Em seis meses desde a assinatura do acordo de cooperação técnica entre o Superior Tribunal de Justiça (STJ) e a Advocacia-Geral da União (AGU), o órgão de representação jurídica da administração pública deixou de enviar mais de 170 mil recursos ao tribunal e desistiu de 630 processos que já tramitavam na instância especial. Neste dia 24 de dezembro, sob a gestão do ministro Humberto Martins, presidente do STJ, e do advogado-geral da União, José Levi Mello Júnior, o acordo foi prorrogado por mais seis meses.
A parceria, feita em junho, surgiu com o objetivo de racionalizar a tramitação de processos, além de prevenir litígios, por meio do intercâmbio de dados, documentos e informações de interesse recíproco. Por representar judicialmente a União e diferentes órgãos e entidades federais perante o STJ, a AGU é um dos maiores demandantes do tribunal.

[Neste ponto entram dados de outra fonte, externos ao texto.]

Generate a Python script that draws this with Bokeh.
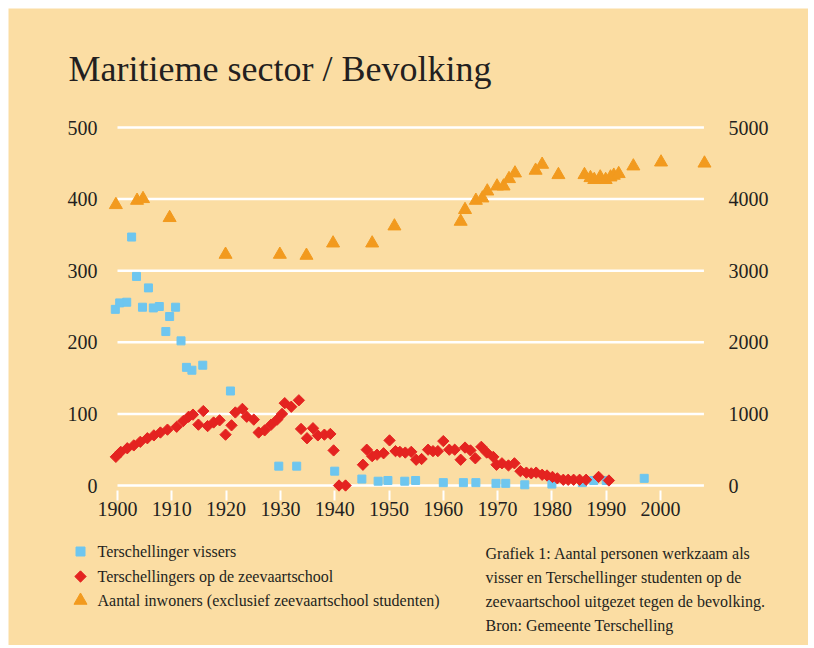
import math
from bokeh.plotting import figure
from bokeh.models import Range1d, LinearAxis, Label, FixedTicker
from bokeh.embed import file_html
from bokeh.resources import INLINE

# ---------------- data ----------------
vissers_year = [1899.6, 1900.4, 1901.7, 1902.6, 1903.5, 1904.6, 1905.7, 1906.6, 1907.7,
                1908.9, 1909.6, 1910.7, 1911.7, 1912.7, 1913.7, 1915.7, 1920.8, 1929.7,
                1933.0, 1940.0, 1945.0, 1948.0, 1949.8, 1952.9, 1954.9, 1960.0, 1963.7,
                1966.0, 1969.7, 1971.5, 1975.0, 1980.0, 1985.6, 1987.7, 1990.0, 1997.0]
vissers_val = [246, 255, 256, 347, 292, 249, 276, 248, 250,
               215, 236, 249, 202, 165, 161, 168, 132, 27,
               27, 20, 9, 6, 7, 6, 7, 4, 4,
               4, 3, 3, 1, 2, 4, 7, 7, 10]

zeevaart_year = [1899.7, 1900.6, 1901.8, 1903.0, 1904.2, 1905.5, 1906.7, 1907.9, 1909.2,
                 1910.9, 1912.1, 1913.1, 1913.9, 1914.9, 1915.8, 1916.6, 1917.7, 1918.8,
                 1919.9, 1921.0, 1921.7, 1923.0, 1923.8, 1925.1, 1926.0, 1927.1, 1928.3,
                 1929.4, 1930.3, 1930.8, 1932.0, 1933.4, 1933.8, 1934.9, 1936.0, 1936.9,
                 1938.1, 1939.2, 1939.8, 1940.8, 1942.0, 1945.2, 1945.9, 1946.9, 1947.8,
                 1949.0, 1950.1, 1951.2, 1952.0, 1953.0, 1954.1, 1955.0, 1956.0, 1957.2,
                 1958.1, 1959.0, 1960.0, 1961.1, 1962.1, 1963.2, 1964.0, 1965.0, 1965.9,
                 1967.0, 1968.0, 1969.2, 1969.8, 1970.8, 1972.0, 1973.1, 1974.2, 1975.3,
                 1976.2, 1977.1, 1978.2, 1979.1, 1980.1, 1981.0, 1982.1, 1983.0, 1984.0,
                 1985.1, 1986.3, 1988.6, 1990.5]
zeevaart_val = [40, 47, 52, 56, 61, 66, 70, 74, 78,
                82, 90, 96, 99, 85, 104, 83, 88, 91,
                71, 84, 102, 107, 96, 92, 74, 77, 85,
                92, 100, 115, 110, 119, 79, 66, 80, 70,
                71, 72, 49, 0, 0, 29, 50, 41, 43,
                45, 63, 48, 47, 46, 47, 36, 37, 50,
                48, 48, 62, 50, 50, 36, 53, 49, 38,
                54, 46, 40, 29, 31, 28, 31, 20, 18,
                17, 18, 15, 14, 12, 10, 8, 8, 8,
                8, 8, 12, 7]

inwoners_year = [1899.7, 1903.6, 1904.7, 1909.6, 1919.9, 1929.9, 1934.8, 1939.7, 1946.9,
                 1951.0, 1963.2, 1964.0, 1966.0, 1967.2, 1968.1, 1969.9, 1971.1, 1972.1,
                 1973.2, 1977.0, 1978.2, 1981.2, 1986.0, 1987.1, 1987.8, 1988.9, 1989.9,
                 1990.8, 1991.4, 1992.3, 1995.0, 2000.1, 2008.1]
inwoners_val = [3920, 3980, 4004, 3739, 3226, 3226, 3212, 3384, 3384,
                3622, 3687, 3851, 3980, 4013, 4110, 4180, 4180, 4283,
                4362, 4400, 4483, 4339, 4339, 4297, 4270, 4306, 4270,
                4306, 4330, 4353, 4460, 4515, 4500]

left_ticks = [0, 100, 200, 300, 400, 500]
right_ticks = [0, 1000, 2000, 3000, 4000, 5000]
year_ticks = [1900, 1910, 1920, 1930, 1940, 1950, 1960, 1970, 1980, 1990, 2000]
grid_from, grid_to = 1900, 2008

series_names = ["Terschellinger vissers",
                "Terschellingers op de zeevaartschool",
                "Aantal inwoners (exclusief zeevaartschool studenten)"]
title_text = "Maritieme sector / Bevolking"
caption_lines = ["Grafiek 1: Aantal personen werkzaam als",
                 "visser en Terschellinger studenten op de",
                 " zeevaartschool uitgezet tegen de bevolking.",
                 "Bron: Gemeente Terschelling"]

# ---------------- style / geometry ----------------
BG = "#FBDDA3"
INK = "#231F20"
FONT = "Liberation Serif"
BLUE = "#6EC6EF"
RED = "#E42320"
ORANGE = "#F29A1E"

OX, OY = 8, 8          # page position of the chart panel
W, H = 800, 637        # chart panel size
PX_YEAR = 5.43         # pixels per year
PX_UNIT = 0.716        # pixels per unit of the left axis
X1900_PX = 117         # page x of the year 1900
Y0_PX = 485            # page y of value 0

x_start = 1900 - (X1900_PX - OX) / PX_YEAR
x_end = x_start + W / PX_YEAR
y_end = (Y0_PX - OY) / PX_UNIT
y_start = y_end - H / PX_UNIT


def dx(page_x):
    return 1900 + (page_x - X1900_PX) / PX_YEAR


def dy(page_y):
    return (Y0_PX - page_y) / PX_UNIT


p = figure(width=W, height=H, output_backend="svg", toolbar_location=None,
           x_range=Range1d(x_start, x_end), y_range=Range1d(y_start, y_end),
           min_border=0, min_border_left=0, min_border_right=0,
           min_border_top=0, min_border_bottom=0,
           background_fill_color=BG, border_fill_color=BG, outline_line_color=None,
           margin=(OY, 6, 3, OX))
p.extra_y_ranges = {"right": Range1d(y_start * 10, y_end * 10)}
p.xgrid.visible = False
p.ygrid.visible = False

# gridlines
p.segment(x0=[grid_from] * len(left_ticks), y0=left_ticks,
          x1=[grid_to] * len(left_ticks), y1=left_ticks,
          line_color="white", line_width=2.5)

DIAMOND_ANGLE = math.pi / 4
p.scatter(vissers_year, vissers_val, marker="square", size=8,
          fill_color=BLUE, line_color=BLUE)
p.scatter(zeevaart_year, zeevaart_val, marker="square", angle=DIAMOND_ANGLE, size=8,
          fill_color=RED, line_color=RED)
p.scatter(inwoners_year, inwoners_val, marker="triangle", size=13,
          fill_color=ORANGE, line_color=ORANGE, y_range_name="right")

# axes (drawn at fixed positions so that the whole panel is the plot area)
xa = p.xaxis[0]
xa.fixed_location = dy(490)
xa.ticker = FixedTicker(ticks=year_ticks)
xa.axis_line_color = None
xa.major_tick_line_color = "white"
xa.major_tick_line_width = 2
xa.major_tick_in = 0
xa.major_tick_out = 10
xa.minor_tick_line_color = None
xa.major_label_text_font = FONT
xa.major_label_text_font_size = "20px"
xa.major_label_text_color = INK
xa.major_label_standoff = 1

ya = p.yaxis[0]
ya.fixed_location = dx(105)
ya.ticker = FixedTicker(ticks=left_ticks)
ya.axis_line_color = None
ya.major_tick_line_color = None
ya.minor_tick_line_color = None
ya.major_label_text_font = FONT
ya.major_label_text_font_size = "20px"
ya.major_label_text_color = INK
ya.major_label_standoff = 2

ra = LinearAxis(y_range_name="right", ticker=FixedTicker(ticks=right_ticks))
ra.fixed_location = dx(716)
ra.axis_line_color = None
ra.major_tick_line_color = None
ra.minor_tick_line_color = None
ra.major_label_text_font = FONT
ra.major_label_text_font_size = "20px"
ra.major_label_text_color = INK
ra.major_label_standoff = 6
p.add_layout(ra, "right")

# title
p.add_layout(Label(x=dx(68), y=dy(68), text=title_text, text_font=FONT,
                   text_font_size="36px", text_color=INK, text_baseline="middle"))

# caption
for i, line in enumerate(caption_lines):
    p.add_layout(Label(x=dx(485), y=dy(553 + i * 24), text=line, text_font=FONT,
                       text_font_size="16px", text_color=INK, text_baseline="middle"))

# legend keys and texts
key_rows = [551, 576, 600]
key_x = dx(80)
p.scatter([key_x], [dy(key_rows[0])], marker="square", size=9,
          fill_color=BLUE, line_color=BLUE)
p.scatter([key_x], [dy(key_rows[1])], marker="square", angle=DIAMOND_ANGLE, size=8,
          fill_color=RED, line_color=RED)
p.scatter([key_x], [dy(key_rows[2])], marker="triangle", size=13,
          fill_color=ORANGE, line_color=ORANGE)
for name, row in zip(series_names, key_rows):
    p.add_layout(Label(x=dx(97), y=dy(row), text=name, text_font=FONT,
                       text_font_size="16px", text_color=INK, text_baseline="middle"))

open("out.html", "w").write(file_html(p, INLINE))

Para o ministro Humberto Martins, os números revelam o benefício mútuo alcançado pelo acordo, que reduziu especialmente a interposição de recursos contrários à jurisprudência da corte. “A iniciativa do STJ demonstra o uso da inteligência gerada pelo tribunal a serviço da eficiência da Justiça”, afirmou.
Desjudicialização
Durante a execução do acordo, foi disponibilizado à AGU um estudo técnico dos processos em que os órgãos e as entidades representados por ela figuravam como parte, para auxiliá-la no alcance dos objetivos propostos – como a prevenção de litígios, o gerenciamento de precedentes qualificados e o fomento à resolução consensual das controvérsias.
Essa iniciativa permitiu a aplicação de mecanismos de desjudicialização, a partir da identificação das hipóteses em que a pretensão do ente público era contrária aos precedentes do tribunal, o que daria ensejo a sucessivas situações de não conhecimento ou desprovimento dos recursos.
Dessa forma, foram estabelecidas estratégias, como a identificação, ainda nas instâncias de origem, das controvérsias que contavam com precedentes do STJ e o estabelecimento de regras de controle interno da AGU para que, nessas hipóteses, o procurador estivesse autorizado a não recorrer à instância especial ou mesmo desistir do recurso apresentado, de modo a evitar que o recurso fosse encaminhado ao STJ.
Objetivo estratégico
Segundo o titular da Secretaria Judiciária do tribunal, Antonio Augusto Gentil, os benefícios do acordo serão mais bem sentidos a médio prazo. Para ele, os números já alcançados trazem a perspectiva de que, no próximo ano, haja um expressivo corte na quantidade de processos encaminhados pela AGU, o que concorrerá para a redução da demanda processual do STJ – um dos principais objetivos estratégicos do tribunal.
Uma das medidas implementadas no acordo foi a identificação, antes da etapa de distribuição aos ministros do STJ, dos processos com temas federais afetados pela sistemática dos recursos repetitivos, os quais passaram a ser devolvidos à origem.
Ao longo desse período, os três braços da AGU (Procuradoria-Geral da Fazenda Nacional, Procuradoria-Geral Federal e Procuradoria-Geral da União) também fizeram indicações ao Núcleo de Gerenciamento de Precedentes do STJ (Nugep) a respeito de temas com possível multiplicidade, para que os recursos fossem avaliados e selecionados para distribuição como representativos de controvérsias.
Trabalho conjunto
De acordo com a titular do Nugep, Maria Lúcia Paternostro, a partir das sugestões recebidas, foram indicadas três propostas de controvérsias, sendo que uma já foi afetada ao rito dos recursos repetitivos. Para ela, o acordo é de grande valia para o trabalho realizado pelo núcleo, uma vez que os procuradores litigam desde a primeira instância e já conseguem identificar os temas de grande vulto antes mesmo de os recursos chegarem ao STJ.
“Isso é fundamental para o nosso trabalho, pois, antes da distribuição dos processos aos ministros, nós já conseguimos analisá-los para propor a afetação”, ressaltou. Em sua avaliação, o acordo agrega ao trabalho de inteligência e monitoramento de temas realizado pelo tribunal.
Péricles Sousa, procurador da Fazenda Nacional, afirmou que essa parceria “acelera uma série de políticas internas no âmbito das carreiras da AGU, para que, a cada ano, o tribunal possa receber apenas o que for mais estratégico e de impacto sistêmico”.